結婚記念写真
「結婚式挙げなくていいよ」
私はそう言った。
友人たちとは私の統合失調症のせいで音信不通だったし、親戚を集めて会場を決めて…?もう嫌だ。
夫も統合失調症だったが、私と結婚するために精神病院内の支援センターでピアカウンセラーの仕事に就いた。夫が若いときに働いてためた500万があって、切り詰めれば生活していける!そうなってから籍だけを入れた。それまでは同棲していた。
夫はペーパードライバーで、車の運転は私がしていた。
「ねえ、あそこ!」
車窓から指差す。
かつて結婚式場だったけれど、記念写真の撮影所に変わった場所があった。
「結婚式挙げないけど、記念写真撮りたいよ」
「そっか?そうだな」
夫はまんざらでもない風で、二人で車を駐めて申し込みに行った。
「今からですとお日にちが6月1日以降になりますが」
わ!ジューンブライドだ!
「6月1日でお願いします」
ハナミズキの並木道通り。
いい季節だった。
当日は多少雨が降ってもいいかな?
すごいルンルン気分だった。
しかし、5月31日の夜。
焼き方が足りなかったサンマがあたってひどい下痢になり、頬はやつれてげっそり。
フラフラしながらも翌日撮影所へ。
太り過ぎでサイズがない!
一着だけ係の年輩の女性が選んでくれたウエディングドレスが入ったので、それに決定。
夫はサイズが合わないが前面から写したらバッチリの凝ったタキシード姿だった。
「ドレスに負けちゃいけませんから念入りにお化粧しましょう」
普段ナチュラルメイクの私は白塗りお化けに変身!
パール風のイヤリングとネックレスを借りて、肩までの髪に白い造花付きのヘアピンで決める。
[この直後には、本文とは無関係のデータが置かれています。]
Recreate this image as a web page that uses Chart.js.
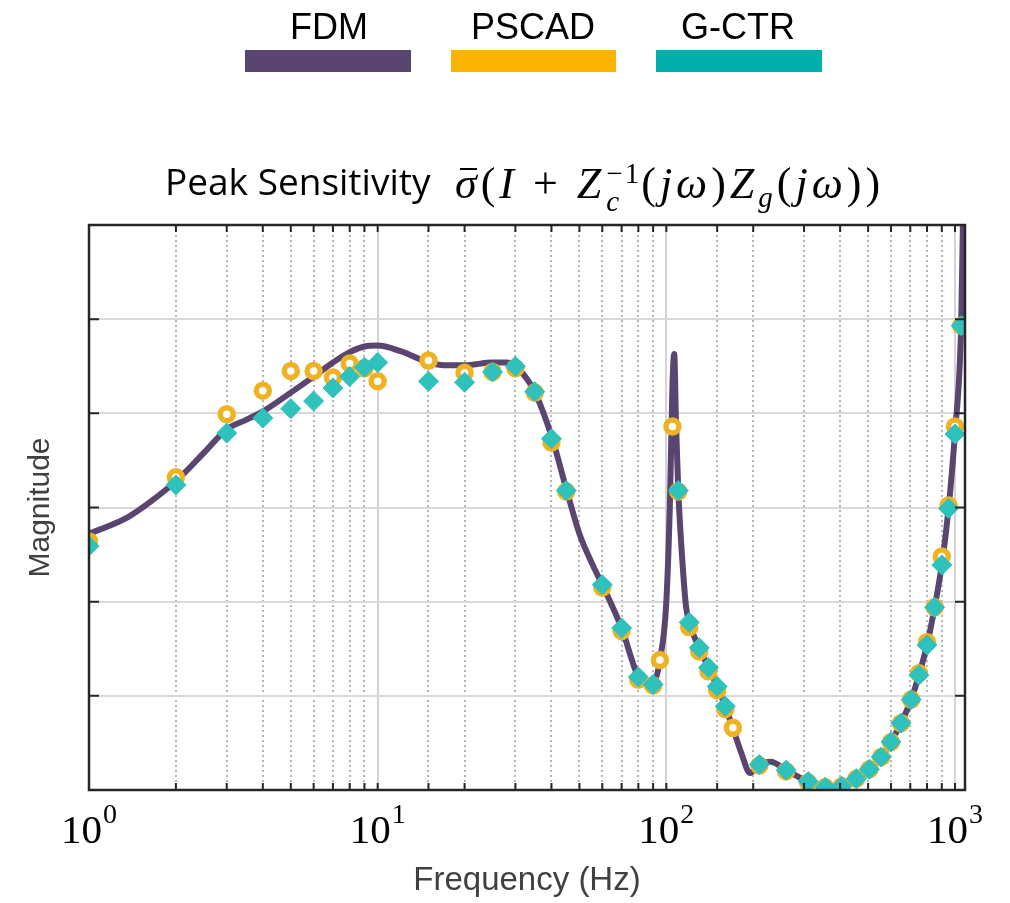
<!DOCTYPE html>
<html>
<head>
<meta charset="utf-8">
<script src="https://cdn.jsdelivr.net/npm/chart.js@4"></script>
<style>
    body { margin: 0; background: #fff; }
    #wrap { position: relative; width: 1010px; height: 903px; }
    canvas { position: absolute; left: 0; top: 0; }
    .lg-text { position: absolute; top: 9px; font: 36px "Liberation Sans", Arial, sans-serif; line-height: 1; color: #000; transform: translateX(-50%); white-space: nowrap; }
    .lg-bar { position: absolute; top: 50px; height: 22px; }
    #title { position: absolute; left: 165px; top: 162px; font: 37px "Open Sans", sans-serif; line-height: 1; color: #000; white-space: nowrap; }
    #math { position: absolute; left: 455px; top: 160px; font: 44px "Liberation Serif", serif; line-height: 1; color: #000; white-space: nowrap; letter-spacing: 4px; }
    #math .bar { position: relative; }
    #math .bar::after { content: ""; position: absolute; left: 5px; right: 4px; top: 9px; border-top: 2px solid #000; }
    #math .ss { display: inline-flex; flex-direction: column; font-size: 0.66em; line-height: 0.95; vertical-align: 15px; margin-left: 1px; letter-spacing: 2px; }
    #math sub { font-size: 0.66em; vertical-align: -9px; }
</style>
</head>
<body>
<div id="wrap">
    <canvas id="grafico" width="1010" height="903"></canvas>

    <div class="lg-text" style="left:329px">FDM</div>
    <div class="lg-bar" style="left:245px; width:166px; background:#5a4571"></div>
    <div class="lg-text" style="left:533px">PSCAD</div>
    <div class="lg-bar" style="left:451px; width:165px; background:#fbb400"></div>
    <div class="lg-text" style="left:738px">G-CTR</div>
    <div class="lg-bar" style="left:656px; width:166px; background:#00b0aa"></div>

    <div id="title">Peak Sensitivity</div>
    <div id="math"><i class="bar">σ</i>(<i>I</i> + <i>Z</i><span class="ss"><span>−1</span><span><i>c</i></span></span>(<i>jω</i>)<i>Z</i><sub><i>g</i></sub>(<i>jω</i>))</div>
</div>

<script>
// ===== DADOS =====
const fdmFreq = [1, 1.35, 1.63, 2, 2.5, 3, 3.5, 4, 5, 6, 7, 8, 9, 10, 12, 15, 17, 20, 25, 28, 30, 33, 35, 40, 45, 50, 55, 60, 70, 80, 86, 90, 95, 100, 103, 105, 106.5, 108, 110, 114, 117, 120, 130, 140, 150, 160, 170, 182, 195, 210, 230, 260, 310, 355, 405, 455, 505, 555, 600, 650, 705, 750, 800, 850, 900, 950, 1000, 1050, 1065, 1083];
const fdmMag = [2.72, 2.89, 3.06, 3.28, 3.58, 3.83, 3.93, 4.02, 4.22, 4.39, 4.54, 4.65, 4.71, 4.72, 4.66, 4.54, 4.51, 4.51, 4.54, 4.54, 4.50, 4.36, 4.23, 3.76, 3.20, 2.72, 2.42, 2.18, 1.72, 1.20, 1.12, 1.13, 1.38, 2.00, 3.10, 4.30, 4.63, 3.90, 3.18, 2.37, 1.95, 1.78, 1.51, 1.30, 1.10, 0.89, 0.66, 0.39, 0.18, 0.28, 0.30, 0.21, 0.09, 0.03, 0.05, 0.12, 0.22, 0.35, 0.51, 0.71, 0.96, 1.22, 1.54, 1.94, 2.39, 2.99, 3.80, 4.93, 6.00, 7.00];

const pscadFreq = [1, 2, 3, 4, 5, 6, 7, 8, 9, 10, 15, 20, 25, 30, 35, 40, 45, 60, 70, 80, 90, 95, 105, 110, 120, 130, 140, 150, 160, 170, 210, 260, 310, 355, 405, 455, 505, 555, 600, 650, 705, 750, 800, 850, 900, 950, 1000, 1050];
const pscadMag = [2.64, 3.32, 3.99, 4.24, 4.45, 4.45, 4.38, 4.53, 4.48, 4.34, 4.56, 4.43, 4.44, 4.48, 4.22, 3.69, 3.17, 2.15, 1.69, 1.17, 1.11, 1.38, 3.86, 3.17, 1.73, 1.47, 1.26, 1.06, 0.86, 0.66, 0.26, 0.20, 0.08, 0.03, 0.04, 0.12, 0.22, 0.35, 0.51, 0.71, 0.96, 1.24, 1.57, 1.94, 2.48, 3.02, 3.86, 4.93];

const gctrFreq = [1, 2, 3, 4, 5, 6, 7, 8, 9, 10, 15, 20, 25, 30, 35, 40, 45, 60, 70, 80, 90, 110, 120, 130, 140, 150, 160, 210, 260, 310, 355, 405, 455, 505, 555, 600, 650, 705, 750, 800, 850, 900, 950, 1000, 1050];
const gctrMag = [2.59, 3.24, 3.79, 3.95, 4.05, 4.13, 4.27, 4.39, 4.49, 4.54, 4.34, 4.33, 4.44, 4.50, 4.23, 3.73, 3.18, 2.18, 1.72, 1.20, 1.12, 3.18, 1.78, 1.51, 1.30, 1.10, 0.89, 0.27, 0.21, 0.09, 0.03, 0.04, 0.12, 0.22, 0.35, 0.51, 0.71, 0.96, 1.22, 1.54, 1.94, 2.39, 2.99, 3.78, 4.93];

// rótulos do eixo x (10^n)
const decadas = [1, 10, 100, 1000];
const expoentes = ["0", "1", "2", "3"];

const pares = (xs, ys) => xs.map((x, i) => ({ x: x, y: ys[i] }));
const ehDecada = v => Math.abs(Math.log10(v) - Math.round(Math.log10(v))) < 1e-9;

// moldura, marcas internas e rótulos 10^n
const moldura = {
    id: "moldura",
    afterDatasetsDraw(chart) {
        const { ctx, chartArea: a, scales: { x, y } } = chart;
        ctx.save();
        ctx.strokeStyle = "#262626";
        ctx.lineWidth = 2;
        ctx.beginPath();
        x.ticks.forEach(t => {
            const px = x.getPixelForValue(t.value);
            ctx.moveTo(px, a.top); ctx.lineTo(px, a.top + 7);
            ctx.moveTo(px, a.bottom); ctx.lineTo(px, a.bottom - 7);
        });
        y.ticks.forEach(t => {
            const py = y.getPixelForValue(t.value);
            ctx.moveTo(a.left, py); ctx.lineTo(a.left + 10, py);
            ctx.moveTo(a.right, py); ctx.lineTo(a.right - 10, py);
        });
        ctx.stroke();
        ctx.lineWidth = 2.5;
        ctx.strokeRect(a.left, a.top, a.right - a.left, a.bottom - a.top);

        ctx.fillStyle = "#000";
        ctx.textBaseline = "alphabetic";
        decadas.forEach((d, i) => {
            const px = x.getPixelForValue(d);
            ctx.font = '41px "Liberation Serif", serif';
            const w1 = ctx.measureText("10").width;
            ctx.font = '28px "Liberation Serif", serif';
            const w2 = ctx.measureText(expoentes[i]).width;
            const x0 = px - (w1 + w2 + 1) / 2;
            ctx.font = '41px "Liberation Serif", serif';
            ctx.fillText("10", x0, 843);
            ctx.font = '28px "Liberation Serif", serif';
            ctx.fillText(expoentes[i], x0 + w1 + 1, 823);
        });
        ctx.restore();
    }
};

document.addEventListener("DOMContentLoaded", () => {
    const canvas = document.getElementById("grafico");

    new Chart(canvas, {
        type: "scatter",
        data: {
            datasets: [
                {
                    label: "FDM",
                    data: pares(fdmFreq, fdmMag),
                    showLine: true,
                    borderColor: "#5a4571",
                    borderWidth: 6,
                    pointRadius: 0,
                    cubicInterpolationMode: "monotone",
                    borderCapStyle: "round",
                    borderJoinStyle: "round",
                    order: 3
                },
                {
                    label: "PSCAD",
                    data: pares(pscadFreq, pscadMag),
                    pointStyle: "circle",
                    pointRadius: 6.5,
                    pointBorderWidth: 5.5,
                    borderColor: "#efb222",
                    backgroundColor: "#ffffff",
                    order: 2
                },
                {
                    label: "G-CTR",
                    data: pares(gctrFreq, gctrMag),
                    pointStyle: "rectRot",
                    pointRadius: 10,
                    pointBorderWidth: 1,
                    borderColor: "#2fc1bc",
                    backgroundColor: "#2fc1bc",
                    order: 1
                }
            ]
        },
        options: {
            responsive: false,
            animation: false,
            devicePixelRatio: 1,
            layout: { padding: { top: 225, right: 45, left: 0, bottom: 0 } },
            plugins: {
                legend: { display: false },
                tooltip: { enabled: false }
            },
            scales: {
                x: {
                    type: "logarithmic",
                    min: 1,
                    max: 1083,
                    afterFit: s => { s.height = 113; },
                    ticks: { display: false, autoSkip: false },
                    grid: {
                        color: c => (c.tick && ehDecada(c.tick.value)) ? "#d4d4d4" : "#b5b5b5",
                        lineWidth: 2,
                        drawTicks: false
                    },
                    border: {
                        display: false,
                        dash: c => (c.tick && !ehDecada(c.tick.value)) ? [2, 3] : []
                    },
                    title: {
                        display: true,
                        text: "Frequency (Hz)",
                        color: "#404040",
                        font: { family: "Liberation Sans", size: 33 },
                        padding: { top: 0, bottom: 2 }
                    }
                },
                y: {
                    min: 0,
                    max: 6,
                    afterFit: s => { s.width = 89; },
                    ticks: { display: false, stepSize: 1 },
                    grid: { color: "#d9d9d9", lineWidth: 2, drawTicks: false },
                    border: { display: false },
                    title: {
                        display: true,
                        text: "Magnitude",
                        color: "#404040",
                        font: { family: "Liberation Sans", size: 30 },
                        padding: { top: 23, bottom: 0 }
                    }
                }
            }
        },
        plugins: [moldura]
    });
});
</script>
</body>
</html>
建物の敷地内に大きな鐘がぶら下がってるスポットがあってそこで一枚。スタジオ内で二枚。
「今日はお天気が良くて良かったですね」
カメラマンのおじさんが再び外で写そうと私に腰掛け椅子を用意して、夫は隣に立って白い手袋を持って真面目くさって写った。
「オプションで一枚レターサイズで現像出来ます」
「ねえ、欲しい」
「わかった」
支払いを済ますと、後日現像が出来上がったのを取りに行くことになった。
「すみません、受け取りに来ました」
「はい。こちらで間違いないですか?」
受付の女の子二人まだ若くて、うっとりしてる。いつか自分もこうなりたいって思ってたのかな?
記念写真。それから十年後に離婚するとは思っていなかった幸せな時間を切り取って、大事に胸に抱いて持って帰った。
統合失調症は結婚も車も仕事も諦めなくちゃいけないなんて言われていたけれど、私達は全部手に入れていた時期が確かにあった。もしなにかの障害で諦めようとしている人がいるならば、やるだけやってみることを勧めます。